After three parliamentary terms dating back to 2004, the veteran Indonesian Democratic Party for Struggle (PDI-P) lawmaker seemed strangely unaware of the basic democratic principle separating the powers of the judiciary, legislature and executive.

“This is a political decision,” Wuryanto was quoted as saying, sparking fears that if Aswanto was replaced by Constitutional Court secretary-general Guntur Hamzah, the government and the Supreme Court, who nominate the six other justices, may try to follow suit.

“Basically, he is saying the constitutional court judges nominated by the DPR can be recalled at any time,” says one Indonesian lawyer, noting that if that view was a proper interpretation of the law, “which is absolutely not the case,” it would paralyze the institution and leave it at the mercy of venal politicians and interest groups.

Despite strong opposition from activists worried about the impact of the new law on labor welfare and environmental degradation, the court’s decision rested on what it said were insufficient public hearings and the omnibus model itself.

Laborers take part in a rally against the Job Creation Law, which critics fear will favor investors at the expense of labor rights and the environment, Jakarta, October 22, 2020. Photo: AFP / Bay Ismoyo

The way democracy has evolved in Indonesia, most of the eight parties represented in Parliament have ended up in the ruling coalition, with only the Islamist Justice and Prosperity Party (PKS) and former president Susilo Bambang Yudhoyono’s centrist Democrat Party forming an ineffective opposition.

Given the spoils of office, that is likely to continue. Indonesians are culturally averse to a political opposition anyway, seeing it as potentially confrontational and therefore an inherent danger to political stability.

Assidique and eight other former justices urged Widodo to ignore the DPR’s decision to fire Aswanto and replace him with Hamzah, who now says he went through a hurried parliamentary fit and proper test without being told who he was replacing and why.

Aswanto and another DPR nominee, Justice Wahiduddin Adams, were among the five judges who supported the decision to send the omnibus law back to Parliament, a move that caught the government off guard and scrambling to comply.

Those with dissenting opinions were Usman and Manahan Sitompul, both nominated by the Supreme Court, Arief Hidayat (another DPR nominee) and presidential choice Daniel Yusmic Foekh.

The government addressed one of the court’s concerns last May by hastily passing an amendment to a 2011 law governing legislative procedures, which allows for the formulation of laws using the omnibus method.

That was an idea originally conceived by former agrarian minister Sofyan Djalil, a graduate of the US Fletcher School of Law and Diplomacy who served in Widodo’s 2014-2019 Cabinet.

An Indonesian worker fills up a truck with fuel at a state energy giant Pertamina filling center in Jakarta on August 27, 2014. Photo: AFP/Adek Berry
An Indonesian worker fills up a truck with fuel at a state energy giant Pertamina filling center in Jakarta in a file photo.
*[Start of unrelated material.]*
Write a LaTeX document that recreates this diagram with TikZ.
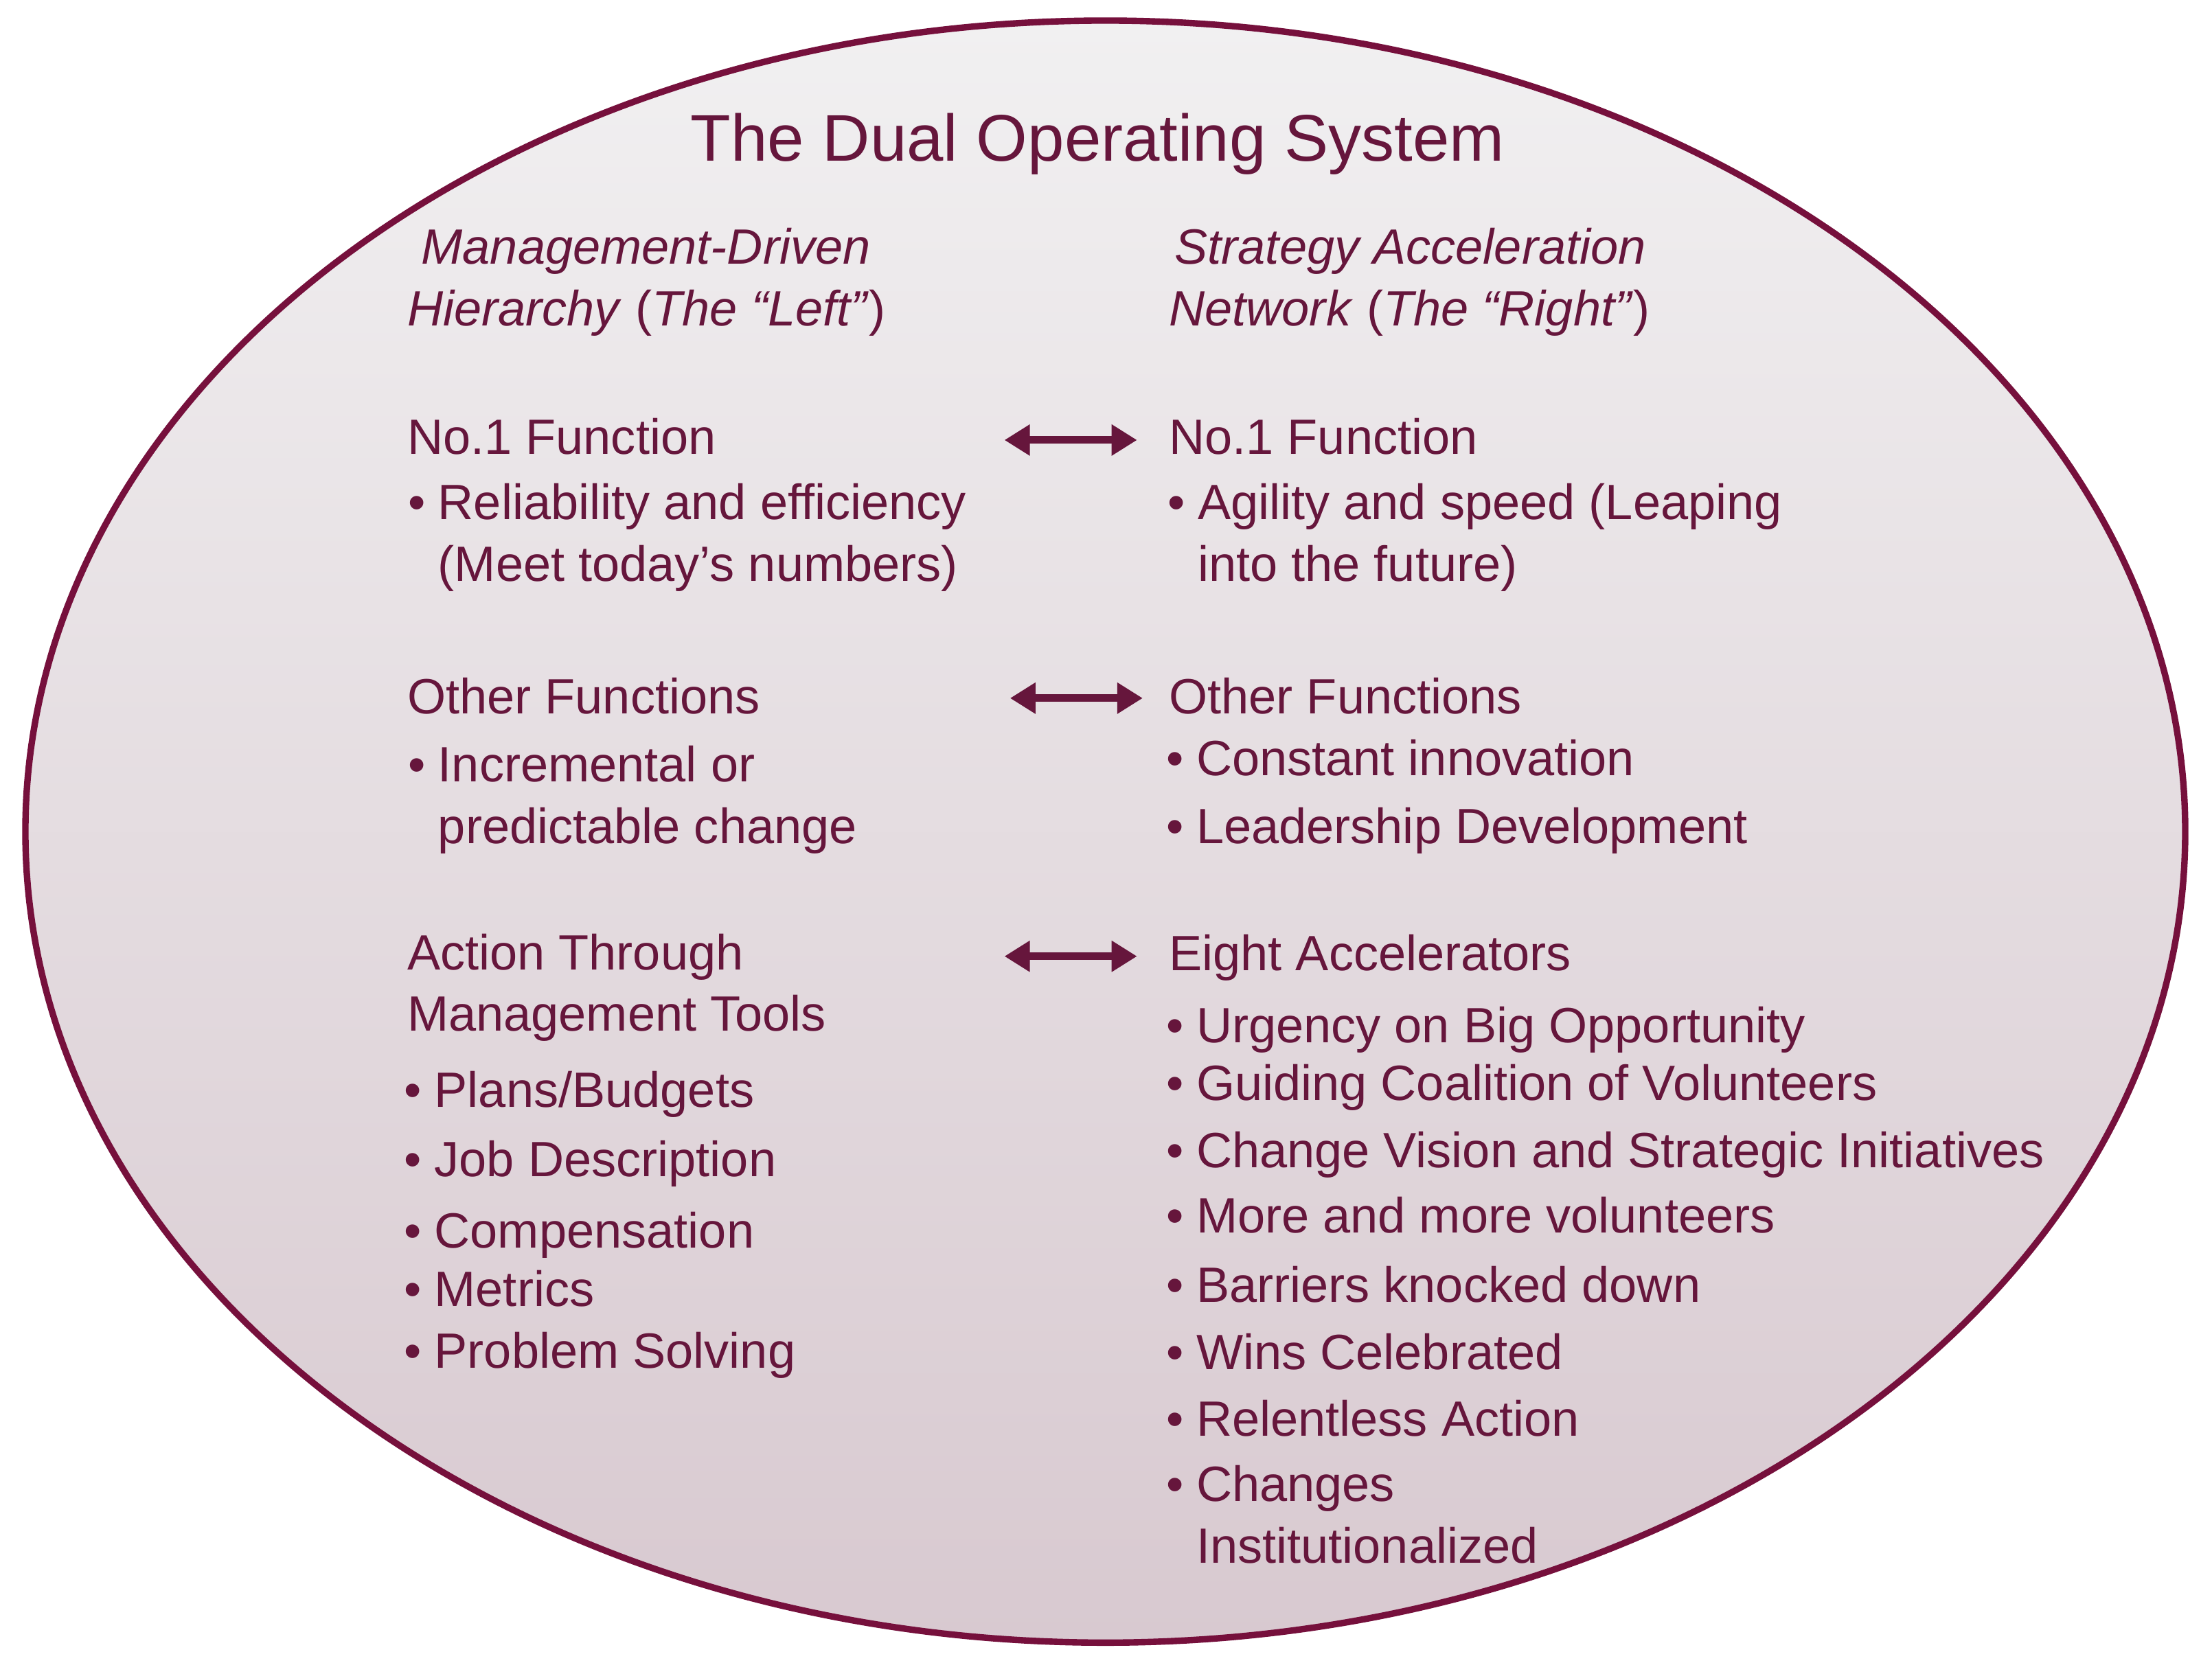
\documentclass[tikz,border=0pt]{standalone}
\usepackage{fontspec}
\setmainfont{Liberation Sans}
\usetikzlibrary{arrows.meta,positioning}
\definecolor{RimMaroon}{RGB}{118,16,60}
\definecolor{InkPlum}{RGB}{102,22,60}
\definecolor{MistTop}{RGB}{241,240,241}
\definecolor{MistBottom}{RGB}{216,201,208}
\newcommand{\bl}{\textbullet\hspace{0.09cm}}
\tikzset{
  maintitle/.style={font=\fontsize{13.3}{16}\selectfont,text=InkPlum,
    anchor=base,inner sep=0pt},
  colhead/.style={font=\fontsize{10}{12.4}\selectfont\itshape,text=InkPlum,
    anchor=base west,inner sep=0pt,align=left},
  entry/.style={font=\fontsize{10}{12.4}\selectfont,text=InkPlum,
    anchor=base west,inner sep=0pt,align=left},
  link/.style={{Triangle[length=0.18cm,width=0.21cm]}-{Triangle[length=0.18cm,width=0.21cm]},
    line width=1.5pt,InkPlum}
}

\begin{document}
\begin{tikzpicture}

\fill[white] (0,0) rectangle (15.68,-11.79);
\useasboundingbox (0,0) rectangle (15.68,-11.79);

% outer oval
\draw[RimMaroon,line width=1.3pt,top color=MistTop,bottom color=MistBottom]
  (7.835,-5.896) ellipse [x radius=7.655cm,y radius=5.75cm];

\node[maintitle] (title) at (7.78,-1.14) {The Dual Operating System};

% column headings (multi-line nodes sit on their last baseline)
\node[colhead] (lhead) at (2.88,-2.31)
  {\hspace*{0.1cm}Management-Driven\\Hierarchy \textup{(}The “Left”\textup{)}};
\node[colhead] (rhead) at (8.28,-2.31)
  {\hspace*{0.04cm}Strategy Acceleration\\Network \textup{(}The “Right”\textup{)}};

% no.1 function
\node[entry] (lfun1) at (2.88,-3.22) {No.1 Function};
\node[entry] (lbul1) at (2.885,-4.12)
  {\bl Reliability and efficiency\\\phantom{\bl}(Meet today’s numbers)};
\node[entry] (rfun1) at (8.28,-3.22) {No.1 Function};
\node[entry] (rbul1) at (8.27,-4.12)
  {\bl Agility and speed (Leaping\\\phantom{\bl}into the future)};

% other functions
\node[entry] (lfun2) at (2.88,-5.06) {Other Functions};
\node[entry] (lbul2) at (2.885,-5.98)
  {\bl Incremental or\\\phantom{\bl}predictable change};
\node[entry] (rfun2) at (8.28,-5.06) {Other Functions};
\node[entry] (rbul2a) at (8.26,-5.50) {\bl Constant innovation};
\node[entry] (rbul2b) at (8.26,-5.98) {\bl Leadership Development};

% tools and accelerators
\node[entry] (lfun3) at (2.88,-7.31) {Action Through\\Management Tools};
\node[entry] (ltool1) at (2.86,-7.85) {\bl Plans/Budgets};
\node[entry] (ltool2) at (2.86,-8.34) {\bl Job Description};
\node[entry] (ltool3) at (2.86,-8.85) {\bl Compensation};
\node[entry] (ltool4) at (2.86,-9.26) {\bl Metrics};
\node[entry] (ltool5) at (2.86,-9.70) {\bl Problem Solving};

\node[entry] (rfun3) at (8.28,-6.88) {Eight Accelerators};
\node[entry] (racc1) at (8.26,-7.39) {\bl Urgency on Big Opportunity};
\node[entry] (racc2) at (8.26,-7.80) {\bl Guiding Coalition of Volunteers};
\node[entry] (racc3) at (8.26,-8.28) {\bl Change Vision and Strategic Initiatives};
\node[entry] (racc4) at (8.26,-8.74) {\bl More and more volunteers};
\node[entry] (racc5) at (8.26,-9.23) {\bl Barriers knocked down};
\node[entry] (racc6) at (8.26,-9.71) {\bl Wins Celebrated};
\node[entry] (racc7) at (8.26,-10.18) {\bl Relentless Action};
\node[entry] (racc8) at (8.26,-11.08) {\bl Changes\\\phantom{\bl}Institutionalized};

% two-way links
\coordinate (a1w) at (7.12,-3.12);
\coordinate (a1e) at (8.06,-3.12);
\coordinate (a2w) at (7.16,-4.95);
\coordinate (a2e) at (8.10,-4.95);
\coordinate (a3w) at (7.12,-6.78);
\coordinate (a3e) at (8.06,-6.78);
\draw[link] (a1w) -- (a1e);
\draw[link] (a2w) -- (a2e);
\draw[link] (a3w) -- (a3e);

\end{tikzpicture}
\end{document}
Photo: AFP / Adek Berry

Bold and ambitious, it finally emerged as a 900-page legislative blueprint for slicing through red tape strangling the Indonesian economy as Widodo pursues his dream of seeing Indonesia become an advanced country with a gross domestic product (GDP) of US$9 trillion by 2045.

Addressing the court’s second instruction, ministries and local governments have been conducting public hearings across the country to listen to any input and to respond appropriately.

A member of a special team set up to monitor the implementation of the law says the government will submit to the court “all the administrative proof that the government has done a wide range of hearings.”